Terungkapnya Jejak Deforestasi di Raja Ampat: Antara Surga Biodiversitas dan Ancaman Lingkungan
Raja Ampat: Menelusuri Jejak Kerusakan Hutan di Tengah Pesona Alam
Raja Ampat, destinasi yang tersohor dengan keindahan baharinya dan kekayaan biodiversitasnya, menyimpan sebuah ironi yang tersembunyi di balik lanskapnya yang memukau. Data terbaru mengungkap adanya jejak deforestasi yang mengancam kelestarian hutan primernya, sebuah fakta yang seringkali luput dari perhatian publik.
Kerusakan Hutan yang Mengkhawatirkan
Berdasarkan data dari Global Forest Watch, dalam kurun waktu 22 tahun (2002-2024), Raja Ampat telah kehilangan sekitar 11.700 hektar hutan primer. Hutan primer, yang dikenal karena peran ekologisnya yang krusial, menyimpan cadangan karbon yang besar dan merupakan rumah bagi keanekaragaman hayati yang tak ternilai harganya. Kehilangan ini menyumbang 76% dari total kehilangan tutupan pohon di wilayah tersebut.
Meski persentase hutan primer yang hilang baru mencapai 1,8% dari total luas hutan primer yang ada, dampak dari deforestasi ini tidak bisa dianggap remeh. Sejak tahun 2001 hingga 2024, Raja Ampat telah kehilangan 15.900 hektar tutupan pohon, melepaskan sekitar 11,4 juta ton emisi karbon dioksida ekuivalen (CO2e) ke atmosfer.
Akar Permasalahan Deforestasi
Analisis data mengungkap bahwa sekitar 30% kehilangan tutupan pohon antara 2001 hingga 2024 terjadi di area yang terdampak langsung oleh aktivitas manusia, seperti:
- Pembangunan permukiman dan infrastruktur (632 hektar)
- Pertambangan dan perkebunan skala besar (332 hektar)
- Penebangan (legal dan ilegal) (5.500 hektar)
- Kebakaran hutan (2.710 hektar)
- Gangguan alam dan manusia lainnya (867 hektar)
Tahun 2016 menjadi titik terparah dengan hilangnya 645 hektar tutupan pohon akibat kebakaran. Ekspansi pertambangan, perkebunan skala besar, dan pembangunan infrastruktur yang tidak berkelanjutan berpotensi memperburuk kondisi ini.

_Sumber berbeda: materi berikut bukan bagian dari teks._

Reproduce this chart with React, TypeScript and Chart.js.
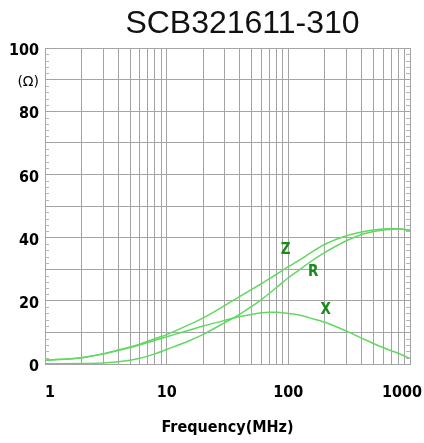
import React, { useEffect, useRef } from 'react';
import { Chart, registerables } from 'chart.js';

Chart.register(...registerables);

const TITLE = 'SCB321611-310';
const X_TITLE = 'Frequency(MHz)';
const Y_UNIT = '(Ω)';

// Frequency (MHz)
const FREQ = [1, 2, 3, 4, 5, 6, 7, 8, 10, 15, 20, 30, 40, 50, 60, 70, 80, 100, 120, 150, 200, 300, 400, 500, 600, 700, 800, 1000];
// Impedance |Z| (ohm)
const Z_VALUES = [1.2, 2.0, 3.2, 4.4, 5.4, 6.3, 7.2, 8.0, 9.3, 12.3, 14.6, 18.5, 21.4, 23.6, 25.4, 27.0, 28.4, 30.8, 32.6, 35.0, 37.9, 40.6, 41.8, 42.4, 42.7, 42.8, 42.8, 42.3];
// Resistance R (ohm)
const R_VALUES = [0.1, 0.15, 0.3, 0.7, 1.2, 1.8, 2.5, 3.2, 4.6, 7.2, 9.4, 13.1, 15.8, 18.2, 20.4, 22.4, 24.2, 27.3, 29.5, 32.2, 35.3, 39.0, 41.0, 41.9, 42.4, 42.6, 42.7, 42.3];
// Reactance X (ohm)
const X_VALUES = [1.2, 2.0, 3.2, 4.3, 5.2, 6.0, 6.8, 7.5, 8.6, 10.6, 12.0, 13.8, 15.0, 15.7, 16.2, 16.4, 16.4, 16.0, 15.6, 14.6, 13.2, 10.4, 8.2, 6.5, 5.2, 4.2, 3.4, 1.7];

const X_GRID_TICKS = [1, 2, 3, 4, 5, 6, 7, 8, 9, 10, 20, 30, 40, 50, 60, 70, 80, 90, 100, 200, 300, 400, 500, 600, 700, 800, 900, 1000];
const X_TICK_LABELS = [1, 10, 100, 1000];
const Y_TICK_LABELS = [0, 20, 40, 60, 80, 100];
const Y_UNIT_AT = 90;

const SERIES_TAGS = ['Z', 'R', 'X'];
const TAG_FREQ = [95, 160, 203];
const TAG_VALUE = [36, 29.2, 17.1];

const LINE_COLOR = '#62d862';
const TAG_COLOR = '#1a8a1a';
const GRID_COLOR = '#a4a4a4';
const BOLD_FONT = '"DejaVu Sans Condensed", "DejaVu Sans", sans-serif';

const overlayPlugin = {
  id: 'overlay',
  afterDraw(chart: any) {
    const { ctx, chartArea, scales } = chart;
    const xs = scales.x;
    const ys = scales.y;
    ctx.save();
    // minor ticks on left/right frame
    ctx.strokeStyle = '#b4b4b4';
    ctx.lineWidth = 1;
    for (let v = 2; v < 100; v += 2) {
      if (v % 10 === 0) continue;
      const py = Math.round(ys.getPixelForValue(v)) + 0.5;
      ctx.beginPath();
      ctx.moveTo(chartArea.left, py);
      ctx.lineTo(chartArea.left + 4, py);
      ctx.moveTo(chartArea.right - 4, py);
      ctx.lineTo(chartArea.right, py);
      ctx.stroke();
    }
    // x tick labels
    ctx.font = 'bold 16px ' + BOLD_FONT;
    ctx.fillStyle = '#000';
    ctx.textBaseline = 'middle';
    ctx.textAlign = 'left';
    for (const v of X_TICK_LABELS) {
      const text = String(v);
      const w = ctx.measureText(text).width;
      let left = xs.getPixelForValue(v) - w / 2;
      if (left < chartArea.left) left = chartArea.left;
      if (left + w > chart.width - 2) left = chart.width - 2 - w;
      ctx.fillText(text, left, chartArea.bottom + 29);
    }
    // series tags
    ctx.font = 'bold 15px ' + BOLD_FONT;
    ctx.fillStyle = TAG_COLOR;
    ctx.textAlign = 'center';
    SERIES_TAGS.forEach((t, i) => {
      ctx.fillText(t, xs.getPixelForValue(TAG_FREQ[i]), ys.getPixelForValue(TAG_VALUE[i]));
    });
    // title
    ctx.font = '32px "Liberation Sans", Arial, sans-serif';
    ctx.fillStyle = '#111';
    ctx.textBaseline = 'alphabetic';
    ctx.textAlign = 'center';
    ctx.fillText(TITLE, 242.5, 33);
    ctx.restore();
  },
};

export default function App() {
  const ref = useRef<HTMLCanvasElement | null>(null);
  useEffect(() => {
    if (!ref.current) return;
    const mk = (vals: number[]) => FREQ.map((f, i) => ({ x: f, y: vals[i] }));
    const ds = (label: string, vals: number[]) => ({
      label,
      data: mk(vals),
      borderColor: LINE_COLOR,
      borderWidth: 1.5,
      pointRadius: 0,
      fill: false,
      cubicInterpolationMode: 'monotone' as const,
    });
    const chart = new Chart(ref.current, {
      type: 'line',
      data: {
        datasets: [ds('Z', Z_VALUES), ds('R', R_VALUES), ds('X', X_VALUES)],
      },
      options: {
        animation: false,
        responsive: false,
        layout: { padding: { top: 48, right: 14, left: 0, bottom: 0 } },
        plugins: { legend: { display: false }, tooltip: { enabled: false }, title: { display: false } },
        scales: {
          x: {
            type: 'logarithmic',
            min: 1,
            max: 1000,
            afterBuildTicks: (scale: any) => {
              scale.ticks = X_GRID_TICKS.map((v) => ({ value: v }));
            },
            afterFit: (scale: any) => {
              scale.height = 79;
              scale.paddingLeft = 0;
              scale.paddingRight = 0;
            },
            ticks: { display: false },
            grid: { color: GRID_COLOR, lineWidth: 1, drawTicks: false },
            border: { display: true, color: GRID_COLOR },
            title: {
              display: true,
              text: X_TITLE,
              color: '#000',
              font: { family: BOLD_FONT, size: 16, weight: 'bold' },
              padding: { top: 0, bottom: 6 },
            },
          },
          y: {
            type: 'linear',
            min: 0,
            max: 100,
            afterFit: (scale: any) => {
              scale.width = 45;
            },
            ticks: {
              stepSize: 10,
              padding: 6,
              labelOffset: 3,
              color: '#000',
              callback: (v: any) => {
                if (v === Y_UNIT_AT) return Y_UNIT;
                return Y_TICK_LABELS.includes(v) ? String(v) : '';
              },
              font: (c: any) =>
                c.tick && c.tick.value === Y_UNIT_AT
                  ? { family: '"DejaVu Sans", sans-serif', size: 14, weight: 'normal' }
                  : { family: BOLD_FONT, size: 16, weight: 'bold' },
            },
            grid: { color: GRID_COLOR, lineWidth: 1, drawTicks: false },
            border: { display: true, color: GRID_COLOR },
          },
        },
      },
      plugins: [overlayPlugin],
    } as any);
    return () => chart.destroy();
  }, []);
  return (
    <div style={{ position: 'absolute', left: 0, top: 0, width: 424, height: 443, background: '#fff' }}>
      <canvas ref={ref} width={424} height={443} />
    </div>
  );
}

Secercah Harapan di Tengah Tantangan
Di tengah tantangan deforestasi, masih ada harapan untuk menyelamatkan Raja Ampat. Sebagian besar hutan masih dalam kondisi yang relatif baik, dan ekosistem hutan memiliki kemampuan untuk memulihkan diri. Data menunjukkan adanya pertambahan tutupan pohon seluas 474 hektar antara tahun 2000 hingga 2020.
Namun, lahan terganggu seluas 23.000 hektar menjadi pengingat akan tekanan yang terus-menerus mengancam hutan Raja Ampat. Data peringatan kebakaran hutan menunjukkan bahwa ancaman kebakaran hutan pada 2025 tergolong rendah dibandingkan tahun-tahun sebelumnya.
Kini, pertanyaan krusialnya adalah: Seberapa jauh kita mampu menahan laju kerusakan hutan di Raja Ampat? Upaya konservasi yang terpadu dan berkelanjutan menjadi kunci untuk menjaga kelestarian surga biodiversitas ini bagi generasi mendatang.